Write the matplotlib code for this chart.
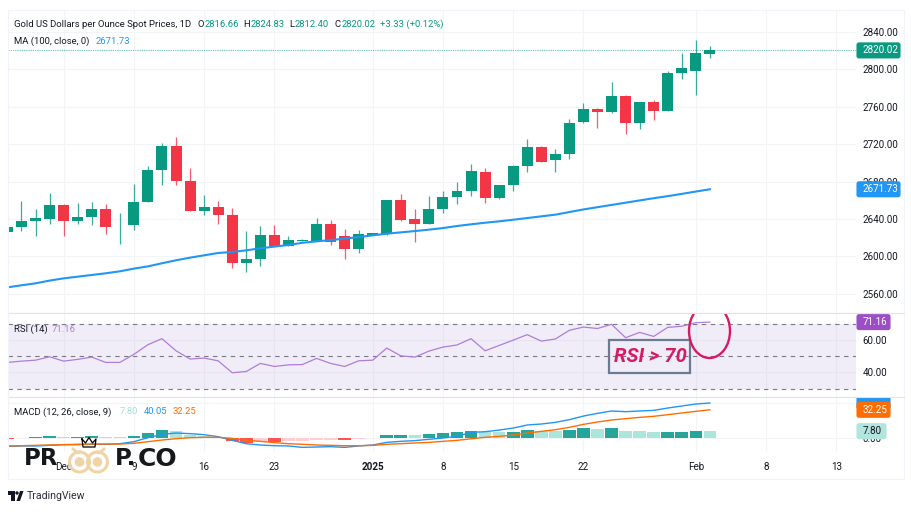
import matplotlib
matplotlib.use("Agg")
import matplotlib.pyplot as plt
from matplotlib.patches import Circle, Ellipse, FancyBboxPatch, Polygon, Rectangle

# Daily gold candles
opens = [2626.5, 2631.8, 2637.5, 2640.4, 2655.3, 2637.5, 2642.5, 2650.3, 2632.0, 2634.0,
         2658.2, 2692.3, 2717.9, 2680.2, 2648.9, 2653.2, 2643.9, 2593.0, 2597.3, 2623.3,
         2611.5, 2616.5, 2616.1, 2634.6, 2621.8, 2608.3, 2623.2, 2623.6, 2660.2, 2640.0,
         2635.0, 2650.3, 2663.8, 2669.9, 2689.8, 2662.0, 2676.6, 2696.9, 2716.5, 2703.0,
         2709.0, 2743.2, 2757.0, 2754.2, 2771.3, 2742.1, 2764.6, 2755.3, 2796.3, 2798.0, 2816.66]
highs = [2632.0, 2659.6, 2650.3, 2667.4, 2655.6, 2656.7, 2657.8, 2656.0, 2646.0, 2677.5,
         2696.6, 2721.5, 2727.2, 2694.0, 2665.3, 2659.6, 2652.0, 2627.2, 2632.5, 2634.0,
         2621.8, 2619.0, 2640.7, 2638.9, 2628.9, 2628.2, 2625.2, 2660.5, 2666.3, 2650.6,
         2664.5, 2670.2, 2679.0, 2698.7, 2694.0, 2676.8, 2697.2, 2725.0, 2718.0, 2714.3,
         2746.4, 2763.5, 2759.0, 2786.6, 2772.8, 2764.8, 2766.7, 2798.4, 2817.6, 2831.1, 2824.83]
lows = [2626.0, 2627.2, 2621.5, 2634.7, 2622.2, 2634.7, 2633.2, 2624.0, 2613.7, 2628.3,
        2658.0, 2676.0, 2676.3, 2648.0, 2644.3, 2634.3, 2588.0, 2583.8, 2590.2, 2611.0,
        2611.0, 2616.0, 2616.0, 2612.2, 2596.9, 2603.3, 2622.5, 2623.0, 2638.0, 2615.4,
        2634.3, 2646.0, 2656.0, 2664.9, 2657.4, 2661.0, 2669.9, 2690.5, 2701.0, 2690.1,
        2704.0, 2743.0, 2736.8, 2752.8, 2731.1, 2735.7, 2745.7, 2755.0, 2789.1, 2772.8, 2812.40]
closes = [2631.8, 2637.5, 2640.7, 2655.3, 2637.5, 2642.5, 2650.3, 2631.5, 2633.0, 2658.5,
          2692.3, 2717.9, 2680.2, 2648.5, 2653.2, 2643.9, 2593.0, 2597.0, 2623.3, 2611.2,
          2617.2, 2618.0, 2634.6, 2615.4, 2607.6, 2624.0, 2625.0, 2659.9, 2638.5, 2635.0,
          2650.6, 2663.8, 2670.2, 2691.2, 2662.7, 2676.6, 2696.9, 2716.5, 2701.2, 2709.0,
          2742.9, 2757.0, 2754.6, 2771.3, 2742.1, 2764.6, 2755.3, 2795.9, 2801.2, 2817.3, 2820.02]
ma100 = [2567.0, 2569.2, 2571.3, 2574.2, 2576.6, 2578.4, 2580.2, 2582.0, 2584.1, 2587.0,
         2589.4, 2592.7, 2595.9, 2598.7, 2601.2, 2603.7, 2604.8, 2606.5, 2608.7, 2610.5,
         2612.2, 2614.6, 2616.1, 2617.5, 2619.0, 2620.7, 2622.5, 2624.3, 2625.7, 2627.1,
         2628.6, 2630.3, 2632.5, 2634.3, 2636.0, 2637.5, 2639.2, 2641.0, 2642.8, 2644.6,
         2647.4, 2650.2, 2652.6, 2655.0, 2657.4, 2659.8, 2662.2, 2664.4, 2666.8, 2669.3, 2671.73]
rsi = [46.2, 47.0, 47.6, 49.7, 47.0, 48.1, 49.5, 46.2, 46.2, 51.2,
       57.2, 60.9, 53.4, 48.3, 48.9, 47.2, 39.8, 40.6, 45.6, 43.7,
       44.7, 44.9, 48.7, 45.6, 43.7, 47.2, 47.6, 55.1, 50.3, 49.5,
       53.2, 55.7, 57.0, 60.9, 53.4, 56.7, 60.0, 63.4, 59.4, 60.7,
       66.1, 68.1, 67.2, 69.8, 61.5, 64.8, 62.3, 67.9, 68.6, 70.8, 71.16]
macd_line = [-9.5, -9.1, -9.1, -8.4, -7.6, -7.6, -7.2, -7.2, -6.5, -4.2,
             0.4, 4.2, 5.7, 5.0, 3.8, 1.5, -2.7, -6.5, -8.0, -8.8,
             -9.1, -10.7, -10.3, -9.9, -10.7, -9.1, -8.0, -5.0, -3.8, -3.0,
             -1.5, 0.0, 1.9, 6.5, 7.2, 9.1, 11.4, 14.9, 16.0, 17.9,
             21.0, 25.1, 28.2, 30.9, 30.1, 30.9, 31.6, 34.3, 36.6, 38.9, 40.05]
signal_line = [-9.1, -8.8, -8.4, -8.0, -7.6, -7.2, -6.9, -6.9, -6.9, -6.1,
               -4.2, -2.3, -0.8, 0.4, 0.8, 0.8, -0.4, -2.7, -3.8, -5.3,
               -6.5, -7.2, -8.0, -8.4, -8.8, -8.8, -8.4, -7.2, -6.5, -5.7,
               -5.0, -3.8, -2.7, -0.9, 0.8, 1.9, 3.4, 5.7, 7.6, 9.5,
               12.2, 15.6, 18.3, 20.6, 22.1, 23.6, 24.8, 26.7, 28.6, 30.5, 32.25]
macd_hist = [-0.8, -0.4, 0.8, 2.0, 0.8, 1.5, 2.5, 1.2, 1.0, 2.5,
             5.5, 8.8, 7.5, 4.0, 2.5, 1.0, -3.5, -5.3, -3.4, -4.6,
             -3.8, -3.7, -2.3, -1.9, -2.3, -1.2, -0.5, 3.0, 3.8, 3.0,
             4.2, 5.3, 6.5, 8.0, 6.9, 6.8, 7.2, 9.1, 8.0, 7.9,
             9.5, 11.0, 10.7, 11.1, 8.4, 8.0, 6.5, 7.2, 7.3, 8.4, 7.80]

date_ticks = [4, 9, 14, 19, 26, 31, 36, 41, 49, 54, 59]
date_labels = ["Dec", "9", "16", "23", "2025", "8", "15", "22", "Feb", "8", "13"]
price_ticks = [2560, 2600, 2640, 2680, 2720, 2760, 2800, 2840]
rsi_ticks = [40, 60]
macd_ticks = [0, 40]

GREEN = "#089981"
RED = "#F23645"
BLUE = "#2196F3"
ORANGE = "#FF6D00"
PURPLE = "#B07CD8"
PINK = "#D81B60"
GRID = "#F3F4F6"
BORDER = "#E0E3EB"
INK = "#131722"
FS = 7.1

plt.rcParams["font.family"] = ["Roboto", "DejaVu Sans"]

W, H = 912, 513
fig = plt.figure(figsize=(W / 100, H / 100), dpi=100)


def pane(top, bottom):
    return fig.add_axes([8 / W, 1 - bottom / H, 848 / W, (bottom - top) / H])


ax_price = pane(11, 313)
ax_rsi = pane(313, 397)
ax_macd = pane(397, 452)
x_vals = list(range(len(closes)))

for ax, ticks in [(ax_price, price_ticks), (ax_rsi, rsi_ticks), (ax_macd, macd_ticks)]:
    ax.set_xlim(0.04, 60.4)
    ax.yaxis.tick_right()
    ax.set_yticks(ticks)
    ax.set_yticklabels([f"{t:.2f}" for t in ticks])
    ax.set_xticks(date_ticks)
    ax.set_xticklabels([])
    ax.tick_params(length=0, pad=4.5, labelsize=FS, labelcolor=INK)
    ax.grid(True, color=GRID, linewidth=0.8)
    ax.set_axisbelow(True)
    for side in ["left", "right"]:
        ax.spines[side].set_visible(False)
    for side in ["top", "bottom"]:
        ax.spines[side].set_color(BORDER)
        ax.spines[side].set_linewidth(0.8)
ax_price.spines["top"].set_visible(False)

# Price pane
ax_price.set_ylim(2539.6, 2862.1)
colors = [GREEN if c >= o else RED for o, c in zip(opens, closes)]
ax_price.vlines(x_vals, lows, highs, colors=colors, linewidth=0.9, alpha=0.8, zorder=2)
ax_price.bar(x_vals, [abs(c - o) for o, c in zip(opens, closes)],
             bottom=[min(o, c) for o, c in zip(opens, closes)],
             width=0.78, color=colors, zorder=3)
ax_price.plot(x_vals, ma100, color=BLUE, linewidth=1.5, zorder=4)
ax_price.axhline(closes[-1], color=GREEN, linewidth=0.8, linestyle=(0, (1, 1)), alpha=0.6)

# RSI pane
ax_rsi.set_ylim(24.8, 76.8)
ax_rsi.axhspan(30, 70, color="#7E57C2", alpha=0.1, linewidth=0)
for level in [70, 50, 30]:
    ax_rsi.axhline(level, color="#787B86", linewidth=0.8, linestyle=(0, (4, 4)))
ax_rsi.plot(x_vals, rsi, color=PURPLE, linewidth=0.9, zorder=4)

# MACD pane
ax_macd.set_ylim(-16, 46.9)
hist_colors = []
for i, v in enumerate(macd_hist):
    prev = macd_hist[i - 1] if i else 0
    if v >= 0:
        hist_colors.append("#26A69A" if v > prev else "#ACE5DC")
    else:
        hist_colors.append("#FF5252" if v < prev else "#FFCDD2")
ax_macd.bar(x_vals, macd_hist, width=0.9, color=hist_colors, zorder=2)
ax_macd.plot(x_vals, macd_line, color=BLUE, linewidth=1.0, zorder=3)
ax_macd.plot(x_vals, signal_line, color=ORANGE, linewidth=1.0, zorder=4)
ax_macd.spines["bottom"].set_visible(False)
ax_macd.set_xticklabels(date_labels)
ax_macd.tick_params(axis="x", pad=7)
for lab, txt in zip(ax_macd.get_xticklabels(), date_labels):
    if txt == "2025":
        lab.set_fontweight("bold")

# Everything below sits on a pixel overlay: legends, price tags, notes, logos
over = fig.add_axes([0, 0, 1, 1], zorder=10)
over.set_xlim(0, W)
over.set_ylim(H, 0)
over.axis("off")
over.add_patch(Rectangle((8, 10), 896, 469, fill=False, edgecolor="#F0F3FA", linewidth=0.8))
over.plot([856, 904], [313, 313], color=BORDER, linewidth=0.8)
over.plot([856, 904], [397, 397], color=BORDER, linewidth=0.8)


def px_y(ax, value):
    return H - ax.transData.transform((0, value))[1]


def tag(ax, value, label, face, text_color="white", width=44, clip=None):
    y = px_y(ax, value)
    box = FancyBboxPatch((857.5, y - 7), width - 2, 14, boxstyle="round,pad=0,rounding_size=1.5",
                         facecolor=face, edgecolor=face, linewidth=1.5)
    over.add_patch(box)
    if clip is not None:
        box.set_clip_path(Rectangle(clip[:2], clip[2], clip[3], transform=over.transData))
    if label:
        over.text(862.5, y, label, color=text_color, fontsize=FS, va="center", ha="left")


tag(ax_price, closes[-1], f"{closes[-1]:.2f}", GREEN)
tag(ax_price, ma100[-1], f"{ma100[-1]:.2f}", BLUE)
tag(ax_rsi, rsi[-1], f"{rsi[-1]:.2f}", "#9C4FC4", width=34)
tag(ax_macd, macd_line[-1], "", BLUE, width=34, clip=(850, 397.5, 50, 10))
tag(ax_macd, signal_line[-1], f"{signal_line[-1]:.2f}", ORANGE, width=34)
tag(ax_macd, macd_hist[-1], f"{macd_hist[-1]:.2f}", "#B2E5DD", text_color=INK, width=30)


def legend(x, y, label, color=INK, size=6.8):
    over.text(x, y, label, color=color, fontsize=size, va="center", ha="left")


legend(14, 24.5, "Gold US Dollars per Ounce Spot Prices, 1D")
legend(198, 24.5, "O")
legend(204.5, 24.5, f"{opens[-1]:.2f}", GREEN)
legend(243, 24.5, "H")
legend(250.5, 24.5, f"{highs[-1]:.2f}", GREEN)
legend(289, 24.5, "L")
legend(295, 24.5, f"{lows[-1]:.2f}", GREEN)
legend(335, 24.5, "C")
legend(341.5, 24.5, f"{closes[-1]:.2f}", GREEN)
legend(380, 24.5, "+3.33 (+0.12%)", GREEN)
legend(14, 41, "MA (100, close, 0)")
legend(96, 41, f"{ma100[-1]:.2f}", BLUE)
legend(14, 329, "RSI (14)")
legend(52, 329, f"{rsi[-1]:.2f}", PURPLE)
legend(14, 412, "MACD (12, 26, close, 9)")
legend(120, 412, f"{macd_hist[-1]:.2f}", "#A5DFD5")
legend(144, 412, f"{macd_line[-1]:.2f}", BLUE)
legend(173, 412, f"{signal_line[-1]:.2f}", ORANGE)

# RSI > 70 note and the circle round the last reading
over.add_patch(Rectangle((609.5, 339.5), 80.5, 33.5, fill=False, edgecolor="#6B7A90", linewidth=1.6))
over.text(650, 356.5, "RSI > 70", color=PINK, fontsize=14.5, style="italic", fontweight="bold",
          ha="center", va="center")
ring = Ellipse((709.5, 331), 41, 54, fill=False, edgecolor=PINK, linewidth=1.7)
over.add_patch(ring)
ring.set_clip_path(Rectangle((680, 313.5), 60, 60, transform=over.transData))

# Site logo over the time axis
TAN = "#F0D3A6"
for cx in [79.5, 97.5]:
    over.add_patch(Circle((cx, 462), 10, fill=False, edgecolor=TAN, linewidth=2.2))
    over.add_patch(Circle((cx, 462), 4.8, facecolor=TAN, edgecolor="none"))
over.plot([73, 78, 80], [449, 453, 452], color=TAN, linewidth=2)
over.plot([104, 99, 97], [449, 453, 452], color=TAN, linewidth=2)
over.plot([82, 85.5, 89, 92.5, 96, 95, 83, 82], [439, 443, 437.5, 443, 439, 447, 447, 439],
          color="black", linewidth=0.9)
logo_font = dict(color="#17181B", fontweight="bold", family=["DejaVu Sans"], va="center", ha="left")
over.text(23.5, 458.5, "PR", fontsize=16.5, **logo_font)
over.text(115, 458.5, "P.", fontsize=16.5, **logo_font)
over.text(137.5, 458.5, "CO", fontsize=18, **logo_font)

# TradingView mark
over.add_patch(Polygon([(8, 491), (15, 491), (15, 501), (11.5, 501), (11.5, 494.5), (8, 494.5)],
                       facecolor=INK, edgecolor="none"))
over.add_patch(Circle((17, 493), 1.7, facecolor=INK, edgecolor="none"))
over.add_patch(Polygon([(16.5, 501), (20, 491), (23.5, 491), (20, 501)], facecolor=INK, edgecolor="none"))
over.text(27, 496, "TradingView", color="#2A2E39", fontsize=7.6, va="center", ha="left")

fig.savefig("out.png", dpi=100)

• • •

#### TASK GOAL
Look at the listing and set down only the lines from its start through the line with "from matplotlib.patches import", word for word and without pictures.

#### FINAL RESULT
Write the matplotlib code for this chart.
import matplotlib
matplotlib.use("Agg")
import matplotlib.pyplot as plt
from matplotlib.patches import Circle, Ellipse, FancyBboxPatch, Polygon, Rectangle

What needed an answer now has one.